8. What’s your take on the royalties that streaming services pay out to artists?

The whole game has changed drastically from my younger years. The record companies have lost control of the beasts and we run free range now. You were lucky if anyone outside your small group of friends ever heard your music, if you ever got together enough money to get studio time to lay it down. Now you can write and record damn good quality sounding songs in your home and release it to a world wide audience on a budget of nearly nothing other than the cost of instruments and an iPad. I recorded 10 songs in a 3 month period at home by myself. 20 years ago that was a pipe dream. As far as payouts go?,,, I’m an artist and I make music because it’s as natural as breathing is to me, it just feels good.
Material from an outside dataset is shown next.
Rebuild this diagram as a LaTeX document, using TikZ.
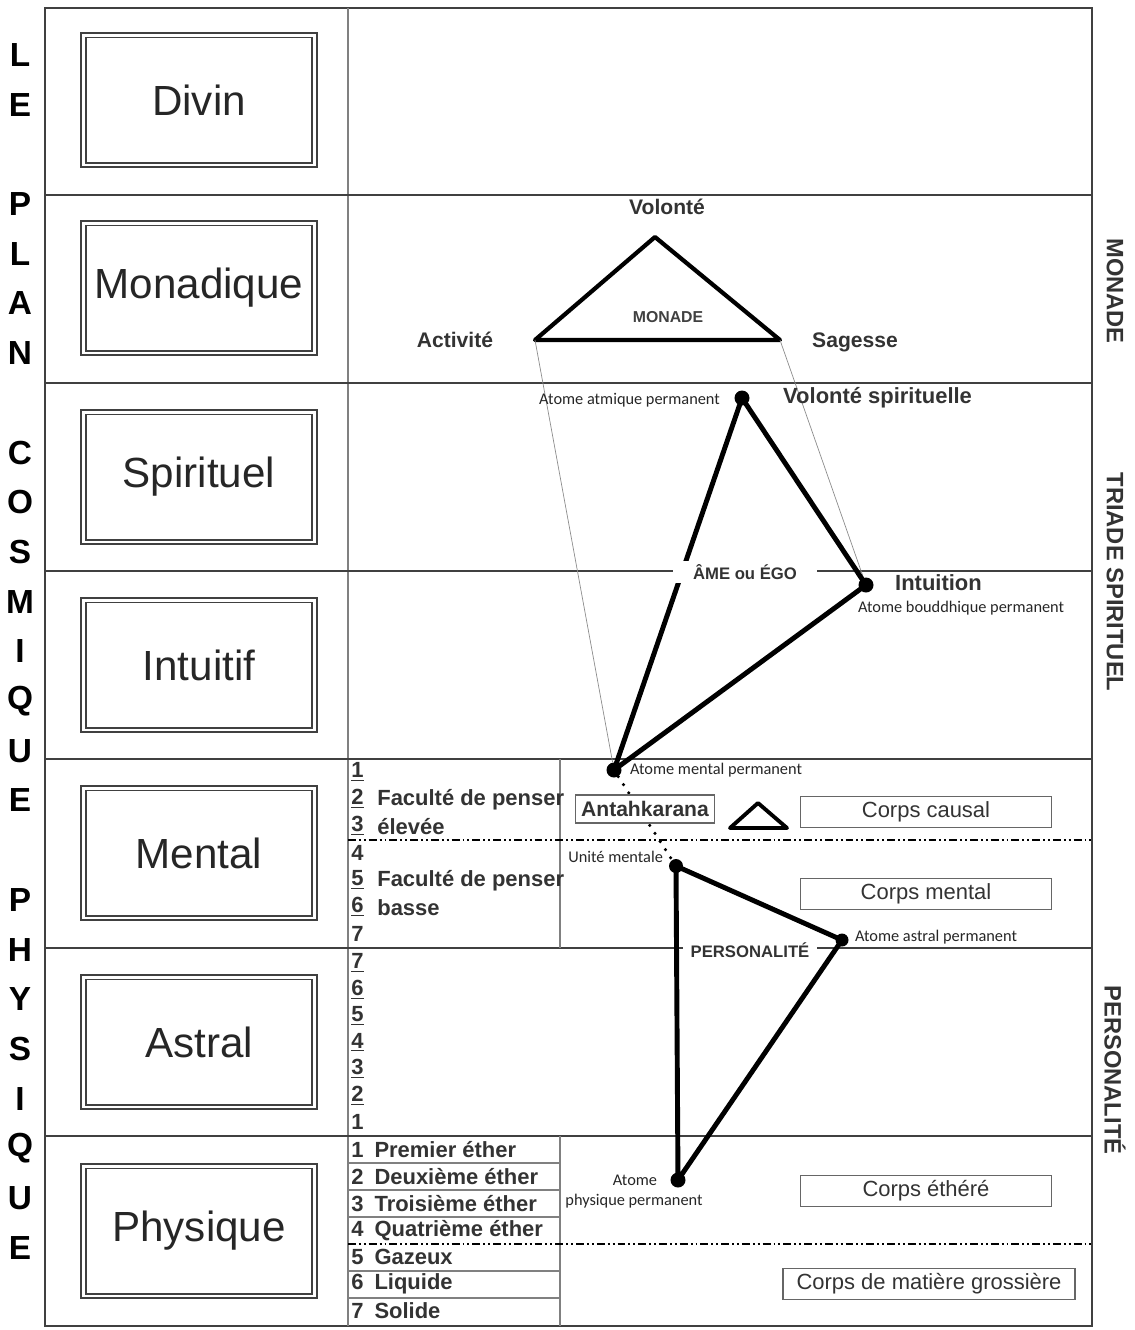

If others love it, it puts a smile on my face. I would love to make a living in the music business but I think that’s where the innocents is lost and music as an art form suffers. Would I like to get rich, well yes please but, I Dont make my music with the intent of how can I get paid for each song. I just make music, maybe money will follow?? I think that’s where the corporations come in.

9. What's next for Retro Riot?

I will continue to write songs and release them as they emerge. I’m searching for band members to join me on this project but I’m not in a huge rush to throw it together at the detriment and suffering of my music. They will come and when it feels right it will come together. I’m always open and receptive if any guitarist, bassists or drummers are out there looking for a band to join forces with. I’m not opposed to possibly lending my voice to other bands also.

10. Any shoutouts?

Yes first to my wife of 23 years, thank you for believing in me and my music and putting up with my shenanigans over the years and without a doubt the reason I’m still alive to enjoy this new chapter. And to anyone who loves my music I thank you from the heart for your support. Buckle up. I’ve waited a very long time to unleash my music on the world and I think I’m finally in a good place mentally and the music I enjoy making is once again relevant. The 10 songs I’ve released are just primer, I’m just getting started.